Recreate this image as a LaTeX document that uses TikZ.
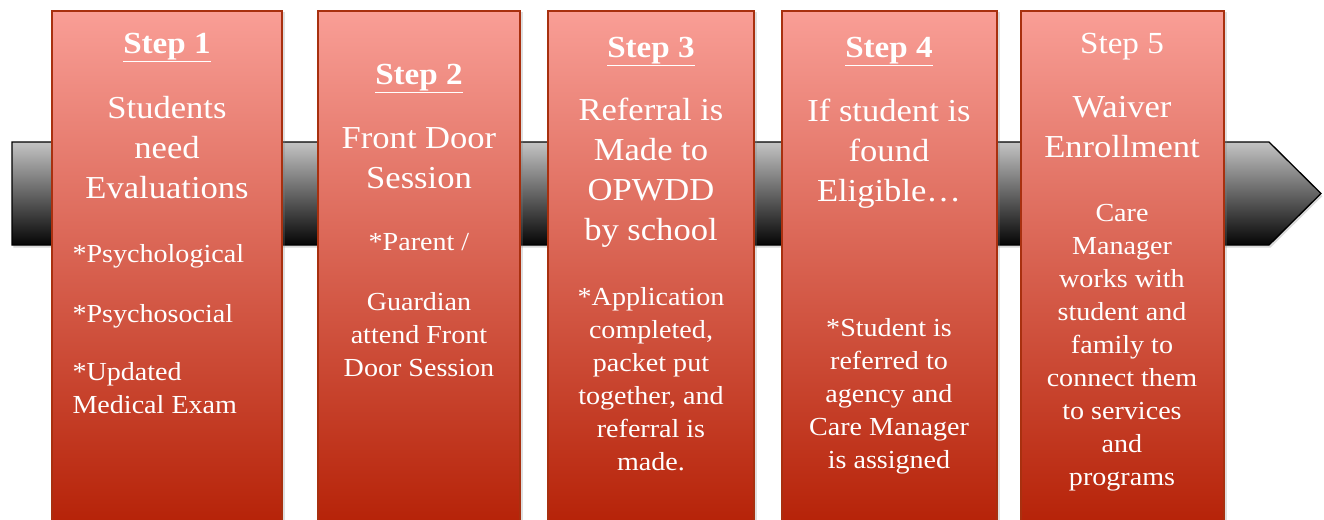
\documentclass[tikz,border=0pt]{standalone}
\usepackage{fontspec}
\setmainfont{Liberation Serif}[FakeStretch=1.08]
\usetikzlibrary{shadows}

\definecolor{boxtop}{HTML}{F99E96}
\definecolor{boxbottom}{HTML}{B52106}
\definecolor{boxline}{HTML}{A8300F}
\definecolor{bartop}{HTML}{C4C4C4}
\definecolor{barbottom}{HTML}{050505}

\tikzset{every picture/.style={line width=0.75pt}}
\tikzset{
  stepbox/.style={draw=boxline, line width=1.2pt, top color=boxtop, bottom color=boxbottom,
    drop shadow={shadow xshift=2pt, shadow yshift=-1pt, opacity=0.25}},
  timebar/.style={draw=black, line width=1pt, top color=bartop, bottom color=barbottom,
    drop shadow={shadow xshift=1pt, shadow yshift=-2pt, opacity=0.3}},
  steptitle/.style={text=white, inner sep=0.75pt, font=\fontsize{23}{27}\selectfont\bfseries},
  bigtext/.style={text=white, inner sep=0.75pt, align=center, font=\fontsize{24}{30}\selectfont},
  smalltext/.style={text=white, inner sep=0.75pt, align=center, font=\fontsize{19.5}{24.75}\selectfont},
}

\begin{document}
\begin{tikzpicture}[x=0.75pt,y=0.75pt,yscale=-1,xscale=1]
\useasboundingbox (0,0) rectangle (1324,519);
\clip (0,0) rectangle (1324,519);

%Shape: Arrow
\draw [timebar] (12,142) -- (1269,142) -- (1321,193.5) -- (1269,245) -- (12,245) -- cycle ;

%Shape: Rectangles
\draw [stepbox] (52,11) rectangle (282,530) ;
\draw [stepbox] (318,11) rectangle (520,530) ;
\draw [stepbox] (548,11) rectangle (754,530) ;
\draw [stepbox] (782,11) rectangle (997,530) ;
\draw [stepbox] (1021,11) rectangle (1224,530) ;

% Step 1 (multi-line nodes sit on their last baseline)
\node (t1) [steptitle, anchor=base] at (167,53) {\underline{Step 1}};
\node (a1) [bigtext, anchor=base] at (167,198) {Students\\need\\Evaluations};
\node (b1) [smalltext, anchor=base west] at (71,262) {*Psychological};
\node (c1) [smalltext, anchor=base west] at (71,322) {*Psychosocial};
\node (d1) [smalltext, anchor=base west, align=left] at (71,413) {*Updated\\Medical Exam};

% Step 2
\node (t2) [steptitle, anchor=base] at (419,84) {\underline{Step 2}};
\node (a2) [bigtext, anchor=base] at (419,188) {Front Door\\Session};
\node (b2) [smalltext, anchor=base] at (419,250) {*Parent /};
\node (c2) [smalltext, anchor=base] at (419,376) {Guardian\\attend Front\\Door Session};

% Step 3
\node (t3) [steptitle, anchor=base] at (651,57) {\underline{Step 3}};
\node (a3) [bigtext, anchor=base] at (651,240) {Referral is\\Made to\\OPWDD\\by school};
\node (b3) [smalltext, anchor=base] at (651,470) {*Application\\completed,\\packet put\\together, and\\referral is\\made.};

% Step 4
\node (t4) [steptitle, anchor=base] at (889,57) {\underline{Step 4}};
\node (a4) [bigtext, anchor=base] at (889,201) {If student is\\found\\Eligible\ldots};
\node (b4) [smalltext, anchor=base] at (889,468) {*Student is\\referred to\\agency and\\Care Manager\\is assigned};

% Step 5
\node (t5) [steptitle, anchor=base, font=\fontsize{23}{27}\selectfont] at (1122,53) {Step 5};
\node (a5) [bigtext, anchor=base] at (1122,157) {Waiver\\Enrollment};
\node (b5) [smalltext, anchor=base] at (1122,485) {Care\\Manager\\works with\\student and\\family to\\connect them\\to services\\and\\programs};

\end{tikzpicture}
\end{document}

******************************

Your objective
Reproduce the listing exactly. Leave its pictures out.

Result
Recreate this image as a LaTeX document that uses TikZ.
\documentclass[tikz,border=0pt]{standalone}
\usepackage{fontspec}
\setmainfont{Liberation Serif}[FakeStretch=1.08]
\usetikzlibrary{shadows}

\definecolor{boxtop}{HTML}{F99E96}
\definecolor{boxbottom}{HTML}{B52106}
\definecolor{boxline}{HTML}{A8300F}
\definecolor{bartop}{HTML}{C4C4C4}
\definecolor{barbottom}{HTML}{050505}

\tikzset{every picture/.style={line width=0.75pt}}
\tikzset{
  stepbox/.style={draw=boxline, line width=1.2pt, top color=boxtop, bottom color=boxbottom,
    drop shadow={shadow xshift=2pt, shadow yshift=-1pt, opacity=0.25}},
  timebar/.style={draw=black, line width=1pt, top color=bartop, bottom color=barbottom,
    drop shadow={shadow xshift=1pt, shadow yshift=-2pt, opacity=0.3}},
  steptitle/.style={text=white, inner sep=0.75pt, font=\fontsize{23}{27}\selectfont\bfseries},
  bigtext/.style={text=white, inner sep=0.75pt, align=center, font=\fontsize{24}{30}\selectfont},
  smalltext/.style={text=white, inner sep=0.75pt, align=center, font=\fontsize{19.5}{24.75}\selectfont},
}

\begin{document}
\begin{tikzpicture}[x=0.75pt,y=0.75pt,yscale=-1,xscale=1]
\useasboundingbox (0,0) rectangle (1324,519);
\clip (0,0) rectangle (1324,519);

%Shape: Arrow
\draw [timebar] (12,142) -- (1269,142) -- (1321,193.5) -- (1269,245) -- (12,245) -- cycle ;

%Shape: Rectangles
\draw [stepbox] (52,11) rectangle (282,530) ;
\draw [stepbox] (318,11) rectangle (520,530) ;
\draw [stepbox] (548,11) rectangle (754,530) ;
\draw [stepbox] (782,11) rectangle (997,530) ;
\draw [stepbox] (1021,11) rectangle (1224,530) ;

% Step 1 (multi-line nodes sit on their last baseline)
\node (t1) [steptitle, anchor=base] at (167,53) {\underline{Step 1}};
\node (a1) [bigtext, anchor=base] at (167,198) {Students\\need\\Evaluations};
\node (b1) [smalltext, anchor=base west] at (71,262) {*Psychological};
\node (c1) [smalltext, anchor=base west] at (71,322) {*Psychosocial};
\node (d1) [smalltext, anchor=base west, align=left] at (71,413) {*Updated\\Medical Exam};

% Step 2
\node (t2) [steptitle, anchor=base] at (419,84) {\underline{Step 2}};
\node (a2) [bigtext, anchor=base] at (419,188) {Front Door\\Session};
\node (b2) [smalltext, anchor=base] at (419,250) {*Parent /};
\node (c2) [smalltext, anchor=base] at (419,376) {Guardian\\attend Front\\Door Session};

% Step 3
\node (t3) [steptitle, anchor=base] at (651,57) {\underline{Step 3}};
\node (a3) [bigtext, anchor=base] at (651,240) {Referral is\\Made to\\OPWDD\\by school};
\node (b3) [smalltext, anchor=base] at (651,470) {*Application\\completed,\\packet put\\together, and\\referral is\\made.};

% Step 4
\node (t4) [steptitle, anchor=base] at (889,57) {\underline{Step 4}};
\node (a4) [bigtext, anchor=base] at (889,201) {If student is\\found\\Eligible\ldots};
\node (b4) [smalltext, anchor=base] at (889,468) {*Student is\\referred to\\agency and\\Care Manager\\is assigned};

% Step 5
\node (t5) [steptitle, anchor=base, font=\fontsize{23}{27}\selectfont] at (1122,53) {Step 5};
\node (a5) [bigtext, anchor=base] at (1122,157) {Waiver\\Enrollment};
\node (b5) [smalltext, anchor=base] at (1122,485) {Care\\Manager\\works with\\student and\\family to\\connect them\\to services\\and\\programs};

\end{tikzpicture}
\end{document}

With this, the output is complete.